B.A.S.E Jumping differs from Sky Diving in that it is performed at severely lower altitudes, which affects the jumper’s aerodynamics and control of the parachute, also severely limiting their overall free fall and parachuting time. Furthermore, because the B.A.S.E Jumpers are jumping off objects in populated areas, their landing zones are reduced in area compared with sky divers.

This extremely dangerous recreational activity accounts for multiple fatalities annually, with a report in 2002 estimating one fatality per sixty participants.

Street Luge

Reaching insane speeds of up to 100 mph, or 160 kph, Street Luge involves riding a specially designed sled which looks like an oversized skateboard, down a paved course, utilising the gravity of the downhill nature of the track.

A Professional Street Luge Board(82686)
Credit: Wikipedia

Street Luge was invented in California when skateboarders realised they could reach faster speeds when they were lying down on their skateboards. Because the sport involves such high impact crashes, riders must wear hard-shelled helmets, goggles and a chin protector, as well as a racing suit and gloves made from leather or Kevlar, a material used by military personal for body armour.

Bull Riding

Considered to be the "most dangerous eight second in sports" bull riding is a rodeo sport that involves a rider attempting to stay on the back of a large bucking bull for eight seconds. The rider only has a braided rope to hold on to, which they must hold on to with only one hand.

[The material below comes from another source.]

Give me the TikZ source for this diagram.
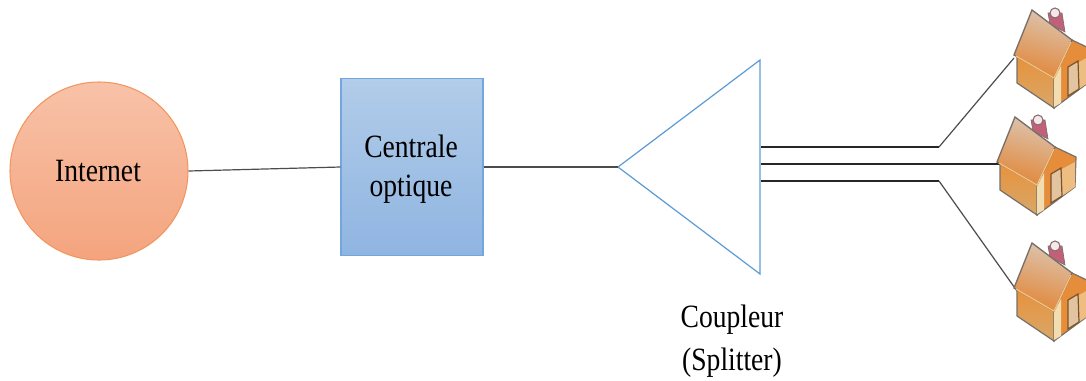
\documentclass[tikz,border=0pt]{standalone}
\usepackage{fontspec}
\setmainfont{Liberation Serif}
\definecolor{cTop}{HTML}{F8C2A8}
\definecolor{cBot}{HTML}{F4A47E}
\definecolor{cEdge}{HTML}{F2965F}
\definecolor{bTop}{HTML}{B2CCE9}
\definecolor{bBot}{HTML}{8FB5E1}
\definecolor{bEdge}{HTML}{72A6DC}
\definecolor{triEdge}{HTML}{5B9BD5}
\definecolor{roofTop}{HTML}{DCC4AE}
\definecolor{roofBot}{HTML}{E2873A}
\definecolor{wallTop}{HTML}{E8913B}
\definecolor{wallBot}{HTML}{D8A869}
\definecolor{wallR}{HTML}{E58D3A}
\definecolor{pale}{HTML}{F2DDB2}
\definecolor{doorC}{HTML}{E3C4A0}
\definecolor{hEdge}{HTML}{77706A}
\definecolor{chim}{HTML}{C2607A}
\begin{document}
\begin{tikzpicture}[x=0.75pt,y=-0.75pt,
  wire/.style={draw=black!70,line width=0.9pt},
  fibre/.style={draw=black!85,line width=1pt},
  blueedge/.style={draw=triEdge,line width=0.9pt},
  lab/.style={font=\fontsize{23}{27}\selectfont,align=center,inner sep=0pt,xscale=0.9,yscale=1.06},
  house/.pic={
    \fill[chim,draw=hEdge,line width=0.5pt] (16,3) -- (30,3) -- (33,22) -- (18,14) -- cycle;
    \fill[white!85!chim,draw=hEdge!80!chim,line width=0.8pt] (23,3) circle (5);
    \path[fill=wallR,draw=hEdge,line width=0.9pt]
      (22,98) -- (22,68) -- (40,30) -- (61,40) -- (60,70) -- cycle;
    \fill[pale!60!wallR] (47,52) -- (60,45) -- (60,70) -- (47,79) -- cycle;
    \path[fill=doorC,draw=brown!65!black,line width=0.9pt] (36,86) -- (36,57) -- (46,51) -- (47,79) -- cycle;
    \path[top color=wallTop,bottom color=wallBot,draw=hEdge,line width=0.9pt]
      (-15,45) -- (-15,73) -- (22,98) -- (22,68) -- cycle;
    \fill[pale] (22,68) -- (22,97) -- (29,93) -- (29,56) -- cycle;
    \path[top color=roofTop,bottom color=roofBot,shading angle=-15,draw=hEdge,line width=1pt]
      (0,0) -- (40,30) -- (22,68) -- (-18,45) -- cycle;
    \draw[pale!70!orange,line width=1pt] (-16,46) -- (22,68) -- (39,32);
  }]
\useasboundingbox (0,0) rectangle (1086,380);
\node[circle,minimum size=178*0.75pt,inner sep=0pt,top color=cTop,bottom color=cBot,draw=cEdge,line width=0.8pt] (inet) at (99,171) {};
\node[lab] (inettxt) at (98,171) {Internet};
\node[minimum width=142*0.75pt,minimum height=177*0.75pt,inner sep=0pt,top color=bTop,bottom color=bBot,draw=bEdge,line width=0.8pt] (co) at (412,167) {};
\node[lab] (cotxt) at (411,169) {Centrale\\[1pt]optique};
\coordinate (tipL) at (618,167);
\coordinate (tipT) at (760,60);
\coordinate (tipB) at (760,274);
\draw[blueedge,line join=miter] (tipL) -- (tipT) -- (tipB) -- cycle;
\draw[wire] (inet.east) -- (co.west);
\draw[wire] (co.east) -- (tipL);
\coordinate (a1) at (761,147);
\coordinate (a2) at (761,164);
\coordinate (a3) at (761,181);
\coordinate (b1) at (939,147);
\coordinate (b3) at (939,181);
\coordinate (h1) at (1014,58);
\coordinate (h2) at (1000,164);
\coordinate (h3) at (1017,291);
\draw[fibre] (a1) -- (b1);
\draw[fibre] (a2) -- (h2);
\draw[fibre] (a3) -- (b3);
\draw[wire] (b1) -- (h1);
\draw[wire] (b3) -- (h3);
\pic at (1032,10) {house};
\pic at (1015,117) {house};
\pic at (1032,243) {house};
\node[lab] (coup) at (732,341) {Coupleur\\[3pt](Splitter)};
\end{tikzpicture}
\end{document}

The symbolic nature and idea of 'bull leaping' stems from the Minoan Culture, where bulls were worshiped and revered.

Rodeo bull riding was invented in 1864 when cowboys use to settle disputes by seeing who could ride a bucking bull the longest. Points are awarded to both the rider and the bull, based on the bull's power, speed, agility and bucking, and the rider's overall control and rhythm, as well as if the rider stays on for the eight seconds. Bullfighters, also known as 'Rodeo Clowns', are on hand to distract the bull once the ride has ended to protect the rider so they can get out of the arena.

Critics of Bull Riding include animal rights activists who disagree with the use of equipment such as straps and spurs that encourage the bull to buck. Activists view this as animal cruelty. Furthermore, Bull riding has the highest rate of injury of any rodeo sport, accounting for around 50% of all injuries to rodeo riders. The bullfighters also have the highest injury rate of any non-contestant group in any sport.

Cave Diving

Combining two already dangerous recreational activities - caving and scuba diving - Cave Diving involves divers exploring underwater caves. There are many dangerous hazards involved in cave diving, that can result easily result in death.

Cave Diving is known as penetration diving, whereby if the diver encounters an emergency, they cannot simply swim to the surface as you would with normal scuba diving, but instead head all the way back to the start of the cave. Also, cave divers can become confused and lost within the caves, with low visibility and multiple caves and tunnels. Divers can become stuck in small tunnels or caves, or find themselves lost or unable to get out of the caves, leading to drowning. Furthermore, there can be strong currents through the caves, which can be deadly for the diver.

Jacques-Yves Cousteau was the world's first cave diver, as well as the world's first scuba diver, as he was the co-inventor of the first scuba equipment. In 1935, the Cave Diving Group (CDG) was officially established in the UK to organise training and equipment for the exploration of flooded caves in Somerset.

Today, through documentaries, cave divers have increased popularity and public awareness of the training, explorations and conservation of diving in underwater caves.

Heli-Skiing

Heli-Skiing involves taking a helicopter up to remote and extreme snow-covered mountains, jumping out of the helicopter, and skiing down to the bottom of the mountain. This differs from normal skiing, as the remote nature of the trail means that it is only assessable by helicopter, making the trail run pristine, as it has untouched, smooth, clean snow, and a longer descent to the bottom.

The main hazards with Heli-Skiing include avalanches, glaciers, deep hidden tranches or rocks.